[lbo-talk] Economy of the Occupation Bulletin 7 -8: Breaking the Labor Market-The Welfare to Work Pl an in Israel Focus on East Jerusalem

Bill Bartlett billbartlett at dodo.com.au
Tue Sep 5 17:57:14 PDT 2006


At 12:17 AM +0200 6/9/06, Bryan Atinsky wrote:


>I may have sent a different version of this bulletin a couple of months
>ago (a shortened version was used as an article in News from Within),
>but this is the latest, unexpurgated version of the economic bulletin of
>the AIC. You can download the PDF version with additional info boxes
>and charts and such:
>
>http://alternativenews.org/index.php?option=com_content&task=view&id=538&Itemid=70
>
>In July 2005, Israel started the implementation of the Welfare to Work
>program, a two-year pilot with an option for a year-long extension. The
>plan is the first step in a radical shift in the Israeli labor market,
>and in the privatization of employment services.

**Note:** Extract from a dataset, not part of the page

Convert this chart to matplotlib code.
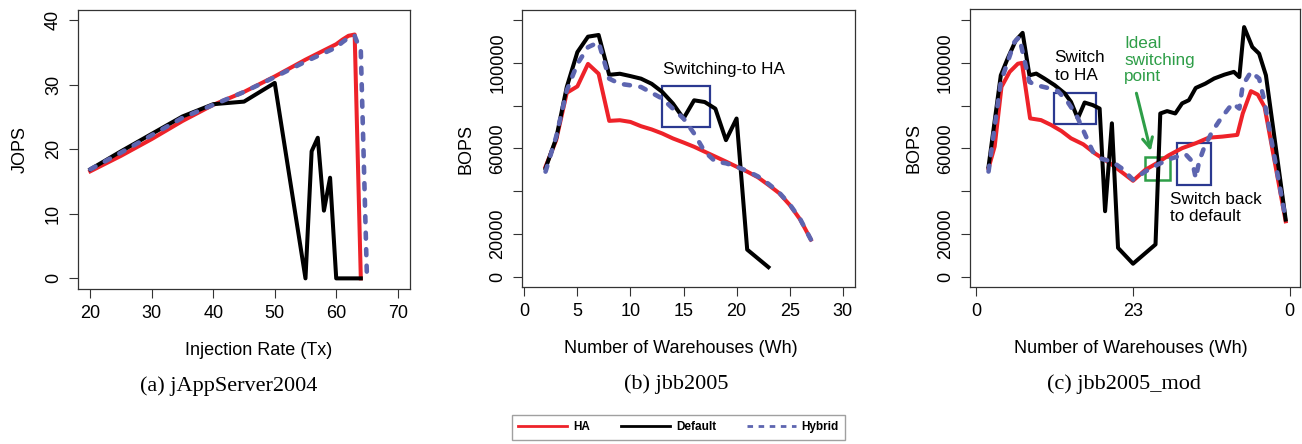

Quite interesting, though I think the hypothesis that the connection between the separation wall and welfare reform indicates that the main motivation for this welfare reform is the same as the motivation for the wall (and discrimination against Palestinians in general) is quite unconvincing. Identical welfare "reforms" are going on all over the world, the aim is simply a more disciplined workforce.

In fact the Israeli policies of discrimination against Palestinians are at cross-purposes to the world wide push for greater labour "flexibility" by the employing class. This kind of obsession with national ethnic purity always is.

The only connection I can see is that the restrictions on the availability of cheap migrant labour created by the isolation of the Occupied Territory Palestinian population within walled ghettos probably spurred the Israeli employing class to demand some compensatory measures. But of course the idea that this indicates a convergence between the two different policies is illogical. One policy restricts the availability of cheap labour with no rights. The other policy perhaps tries to compensate. But they are policies at cross purposes.